EXERCISE PROMPT - From the entries below, pull out each line where "this" appears.

PROVIDED RECORDS -
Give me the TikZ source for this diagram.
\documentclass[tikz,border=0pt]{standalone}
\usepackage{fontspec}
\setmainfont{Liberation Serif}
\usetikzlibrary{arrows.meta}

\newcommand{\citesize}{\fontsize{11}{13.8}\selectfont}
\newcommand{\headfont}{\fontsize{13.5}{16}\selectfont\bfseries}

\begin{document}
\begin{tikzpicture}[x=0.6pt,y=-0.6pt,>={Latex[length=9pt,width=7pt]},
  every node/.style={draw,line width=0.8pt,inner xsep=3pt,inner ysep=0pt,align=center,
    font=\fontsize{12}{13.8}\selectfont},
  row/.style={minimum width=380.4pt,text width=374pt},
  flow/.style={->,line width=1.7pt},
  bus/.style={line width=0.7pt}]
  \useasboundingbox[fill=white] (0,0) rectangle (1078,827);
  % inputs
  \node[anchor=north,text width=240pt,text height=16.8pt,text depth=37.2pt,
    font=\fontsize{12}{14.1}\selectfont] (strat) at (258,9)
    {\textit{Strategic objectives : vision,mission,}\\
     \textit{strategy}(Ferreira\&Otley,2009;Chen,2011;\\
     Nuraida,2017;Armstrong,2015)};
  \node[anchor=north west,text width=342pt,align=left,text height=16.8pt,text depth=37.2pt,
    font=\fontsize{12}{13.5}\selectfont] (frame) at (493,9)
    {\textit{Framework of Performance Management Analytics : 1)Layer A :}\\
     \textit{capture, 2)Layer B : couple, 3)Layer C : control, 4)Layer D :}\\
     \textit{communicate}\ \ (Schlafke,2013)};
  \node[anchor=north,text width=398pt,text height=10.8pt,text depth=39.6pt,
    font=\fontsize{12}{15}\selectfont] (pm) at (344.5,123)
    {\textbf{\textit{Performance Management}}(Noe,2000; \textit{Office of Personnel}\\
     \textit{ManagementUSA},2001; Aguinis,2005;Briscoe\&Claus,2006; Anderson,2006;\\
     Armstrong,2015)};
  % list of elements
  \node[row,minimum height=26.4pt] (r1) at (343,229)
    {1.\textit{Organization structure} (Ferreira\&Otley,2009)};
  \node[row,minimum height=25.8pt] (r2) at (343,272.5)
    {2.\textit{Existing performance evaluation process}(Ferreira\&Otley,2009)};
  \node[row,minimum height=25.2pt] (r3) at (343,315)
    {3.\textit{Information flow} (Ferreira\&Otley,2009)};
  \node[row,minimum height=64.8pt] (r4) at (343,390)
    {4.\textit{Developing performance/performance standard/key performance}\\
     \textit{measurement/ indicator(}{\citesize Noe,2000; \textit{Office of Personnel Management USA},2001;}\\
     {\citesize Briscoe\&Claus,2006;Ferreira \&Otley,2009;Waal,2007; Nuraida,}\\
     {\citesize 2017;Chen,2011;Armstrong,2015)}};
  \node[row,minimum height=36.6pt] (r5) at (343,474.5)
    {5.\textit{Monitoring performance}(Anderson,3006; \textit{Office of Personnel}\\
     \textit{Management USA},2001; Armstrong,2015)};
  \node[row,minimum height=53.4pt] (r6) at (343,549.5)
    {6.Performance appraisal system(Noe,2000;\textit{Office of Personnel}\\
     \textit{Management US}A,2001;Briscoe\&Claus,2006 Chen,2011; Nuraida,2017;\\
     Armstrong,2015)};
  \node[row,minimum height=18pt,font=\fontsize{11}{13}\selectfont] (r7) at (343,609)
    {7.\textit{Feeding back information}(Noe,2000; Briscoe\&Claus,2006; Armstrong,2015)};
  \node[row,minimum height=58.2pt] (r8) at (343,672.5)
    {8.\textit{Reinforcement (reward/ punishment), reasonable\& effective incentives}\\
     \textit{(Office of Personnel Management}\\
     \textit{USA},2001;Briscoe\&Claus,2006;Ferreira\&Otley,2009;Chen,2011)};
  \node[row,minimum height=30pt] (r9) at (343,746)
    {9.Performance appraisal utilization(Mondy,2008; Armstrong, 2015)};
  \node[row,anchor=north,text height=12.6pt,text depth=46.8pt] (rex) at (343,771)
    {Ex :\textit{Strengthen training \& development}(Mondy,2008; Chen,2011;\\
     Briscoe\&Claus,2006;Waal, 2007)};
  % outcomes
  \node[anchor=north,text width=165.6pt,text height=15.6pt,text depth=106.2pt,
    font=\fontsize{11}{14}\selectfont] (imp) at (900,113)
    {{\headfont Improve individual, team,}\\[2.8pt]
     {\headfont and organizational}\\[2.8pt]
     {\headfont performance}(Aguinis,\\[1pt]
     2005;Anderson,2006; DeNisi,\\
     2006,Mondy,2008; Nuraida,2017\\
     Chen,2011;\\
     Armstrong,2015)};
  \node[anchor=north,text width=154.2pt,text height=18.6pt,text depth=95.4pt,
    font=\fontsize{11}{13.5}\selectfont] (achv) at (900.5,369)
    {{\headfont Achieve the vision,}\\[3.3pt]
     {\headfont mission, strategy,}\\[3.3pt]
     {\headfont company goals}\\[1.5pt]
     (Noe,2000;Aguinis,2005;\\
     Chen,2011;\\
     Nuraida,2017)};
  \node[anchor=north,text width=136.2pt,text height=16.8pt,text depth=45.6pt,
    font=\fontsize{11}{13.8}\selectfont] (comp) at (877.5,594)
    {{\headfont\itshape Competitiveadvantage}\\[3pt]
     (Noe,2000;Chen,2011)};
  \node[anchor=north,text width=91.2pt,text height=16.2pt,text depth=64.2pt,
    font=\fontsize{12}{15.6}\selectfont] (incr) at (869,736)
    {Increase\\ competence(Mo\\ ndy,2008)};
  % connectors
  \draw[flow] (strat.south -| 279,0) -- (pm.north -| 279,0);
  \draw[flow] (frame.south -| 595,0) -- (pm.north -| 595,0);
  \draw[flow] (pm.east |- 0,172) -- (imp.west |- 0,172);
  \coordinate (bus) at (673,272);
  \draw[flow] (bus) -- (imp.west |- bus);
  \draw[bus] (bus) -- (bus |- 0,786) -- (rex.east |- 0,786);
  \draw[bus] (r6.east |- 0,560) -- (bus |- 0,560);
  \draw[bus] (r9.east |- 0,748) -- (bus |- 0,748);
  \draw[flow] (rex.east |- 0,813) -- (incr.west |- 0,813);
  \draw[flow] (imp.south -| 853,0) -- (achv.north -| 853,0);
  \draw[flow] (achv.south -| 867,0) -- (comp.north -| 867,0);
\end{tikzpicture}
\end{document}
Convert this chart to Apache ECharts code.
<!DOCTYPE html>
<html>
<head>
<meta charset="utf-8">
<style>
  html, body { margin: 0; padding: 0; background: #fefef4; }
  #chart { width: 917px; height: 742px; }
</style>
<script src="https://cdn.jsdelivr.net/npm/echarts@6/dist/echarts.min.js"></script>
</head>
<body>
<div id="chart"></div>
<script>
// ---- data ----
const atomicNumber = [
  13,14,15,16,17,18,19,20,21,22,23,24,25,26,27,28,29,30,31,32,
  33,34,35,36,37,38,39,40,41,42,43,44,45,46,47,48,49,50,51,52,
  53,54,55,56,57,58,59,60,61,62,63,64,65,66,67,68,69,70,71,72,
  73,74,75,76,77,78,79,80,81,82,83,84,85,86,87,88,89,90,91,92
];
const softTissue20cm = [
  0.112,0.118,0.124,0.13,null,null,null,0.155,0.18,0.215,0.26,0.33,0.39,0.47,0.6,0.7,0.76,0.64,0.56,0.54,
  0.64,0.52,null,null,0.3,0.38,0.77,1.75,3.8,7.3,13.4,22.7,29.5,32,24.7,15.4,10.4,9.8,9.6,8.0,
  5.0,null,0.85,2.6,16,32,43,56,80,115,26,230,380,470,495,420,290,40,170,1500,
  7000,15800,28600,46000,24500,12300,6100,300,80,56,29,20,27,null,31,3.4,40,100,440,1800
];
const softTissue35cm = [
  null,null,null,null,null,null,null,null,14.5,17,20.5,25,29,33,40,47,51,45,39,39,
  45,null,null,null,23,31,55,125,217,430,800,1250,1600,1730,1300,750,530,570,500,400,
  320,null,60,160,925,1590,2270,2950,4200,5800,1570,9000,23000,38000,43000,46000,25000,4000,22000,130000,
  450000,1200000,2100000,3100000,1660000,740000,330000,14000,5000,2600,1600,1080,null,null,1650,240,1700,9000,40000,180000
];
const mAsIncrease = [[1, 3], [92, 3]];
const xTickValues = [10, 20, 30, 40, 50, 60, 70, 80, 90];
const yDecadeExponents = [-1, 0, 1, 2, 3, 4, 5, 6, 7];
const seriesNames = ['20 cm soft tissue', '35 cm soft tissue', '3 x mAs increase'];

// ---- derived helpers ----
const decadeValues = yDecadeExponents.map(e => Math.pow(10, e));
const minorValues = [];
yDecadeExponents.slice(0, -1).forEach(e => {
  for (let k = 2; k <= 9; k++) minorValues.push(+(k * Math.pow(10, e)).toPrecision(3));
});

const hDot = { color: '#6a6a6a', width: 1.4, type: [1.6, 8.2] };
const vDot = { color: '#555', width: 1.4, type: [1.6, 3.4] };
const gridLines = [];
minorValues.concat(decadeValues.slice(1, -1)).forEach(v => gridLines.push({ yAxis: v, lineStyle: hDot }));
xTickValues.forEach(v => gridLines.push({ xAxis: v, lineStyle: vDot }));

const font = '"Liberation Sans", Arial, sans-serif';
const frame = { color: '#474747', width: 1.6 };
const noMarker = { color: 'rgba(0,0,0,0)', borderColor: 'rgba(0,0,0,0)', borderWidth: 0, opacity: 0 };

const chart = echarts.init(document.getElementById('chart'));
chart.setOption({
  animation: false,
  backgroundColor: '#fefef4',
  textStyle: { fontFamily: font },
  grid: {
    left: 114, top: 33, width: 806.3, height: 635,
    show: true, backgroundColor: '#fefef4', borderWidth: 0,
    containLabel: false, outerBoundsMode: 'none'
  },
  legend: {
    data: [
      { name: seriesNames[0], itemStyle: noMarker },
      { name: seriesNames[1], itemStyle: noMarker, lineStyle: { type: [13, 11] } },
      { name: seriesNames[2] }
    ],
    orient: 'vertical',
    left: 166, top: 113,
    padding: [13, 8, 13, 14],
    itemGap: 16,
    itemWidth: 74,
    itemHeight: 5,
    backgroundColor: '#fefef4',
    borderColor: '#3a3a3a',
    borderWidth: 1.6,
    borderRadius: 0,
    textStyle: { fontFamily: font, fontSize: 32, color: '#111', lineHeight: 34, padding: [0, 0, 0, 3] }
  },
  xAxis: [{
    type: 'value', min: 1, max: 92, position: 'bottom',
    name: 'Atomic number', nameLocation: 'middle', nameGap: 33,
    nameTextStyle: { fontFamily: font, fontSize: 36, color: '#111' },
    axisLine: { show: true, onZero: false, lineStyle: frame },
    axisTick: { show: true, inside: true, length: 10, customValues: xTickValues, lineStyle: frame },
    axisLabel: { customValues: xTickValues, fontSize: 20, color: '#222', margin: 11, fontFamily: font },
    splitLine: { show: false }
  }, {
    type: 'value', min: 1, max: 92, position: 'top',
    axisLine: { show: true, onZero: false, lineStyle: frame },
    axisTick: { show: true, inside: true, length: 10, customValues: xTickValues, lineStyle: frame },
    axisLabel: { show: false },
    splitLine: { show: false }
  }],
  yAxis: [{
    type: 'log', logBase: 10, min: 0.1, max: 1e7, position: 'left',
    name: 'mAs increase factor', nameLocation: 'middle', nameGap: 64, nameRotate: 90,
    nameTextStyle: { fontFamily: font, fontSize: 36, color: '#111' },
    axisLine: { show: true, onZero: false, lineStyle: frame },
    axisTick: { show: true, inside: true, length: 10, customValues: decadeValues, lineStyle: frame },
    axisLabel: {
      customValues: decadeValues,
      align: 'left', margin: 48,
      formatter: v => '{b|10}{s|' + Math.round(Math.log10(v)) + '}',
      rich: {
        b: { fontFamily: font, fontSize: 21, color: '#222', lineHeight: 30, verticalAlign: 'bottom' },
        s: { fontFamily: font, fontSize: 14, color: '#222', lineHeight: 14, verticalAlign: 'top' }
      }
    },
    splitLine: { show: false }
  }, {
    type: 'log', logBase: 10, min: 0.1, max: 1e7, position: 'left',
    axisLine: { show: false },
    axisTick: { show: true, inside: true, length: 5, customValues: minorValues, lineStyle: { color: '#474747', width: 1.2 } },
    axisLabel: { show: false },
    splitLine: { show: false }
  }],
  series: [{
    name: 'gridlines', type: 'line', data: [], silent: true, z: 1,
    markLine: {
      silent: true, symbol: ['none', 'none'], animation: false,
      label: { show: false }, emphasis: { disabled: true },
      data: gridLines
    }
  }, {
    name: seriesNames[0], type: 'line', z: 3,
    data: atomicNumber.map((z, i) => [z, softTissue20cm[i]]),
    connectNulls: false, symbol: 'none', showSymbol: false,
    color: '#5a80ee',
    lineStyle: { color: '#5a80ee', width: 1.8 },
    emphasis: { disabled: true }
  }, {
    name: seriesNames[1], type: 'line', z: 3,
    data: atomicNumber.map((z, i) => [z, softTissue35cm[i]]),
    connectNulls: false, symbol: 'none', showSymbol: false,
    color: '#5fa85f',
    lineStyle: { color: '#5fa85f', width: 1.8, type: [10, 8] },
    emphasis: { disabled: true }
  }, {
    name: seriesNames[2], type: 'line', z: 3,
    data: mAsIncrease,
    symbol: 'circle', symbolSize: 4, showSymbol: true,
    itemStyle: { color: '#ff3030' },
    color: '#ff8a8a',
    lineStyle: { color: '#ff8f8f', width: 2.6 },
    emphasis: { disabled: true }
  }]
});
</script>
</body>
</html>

THE REPLY -
Give me the TikZ source for this diagram.
Convert this chart to Apache ECharts code.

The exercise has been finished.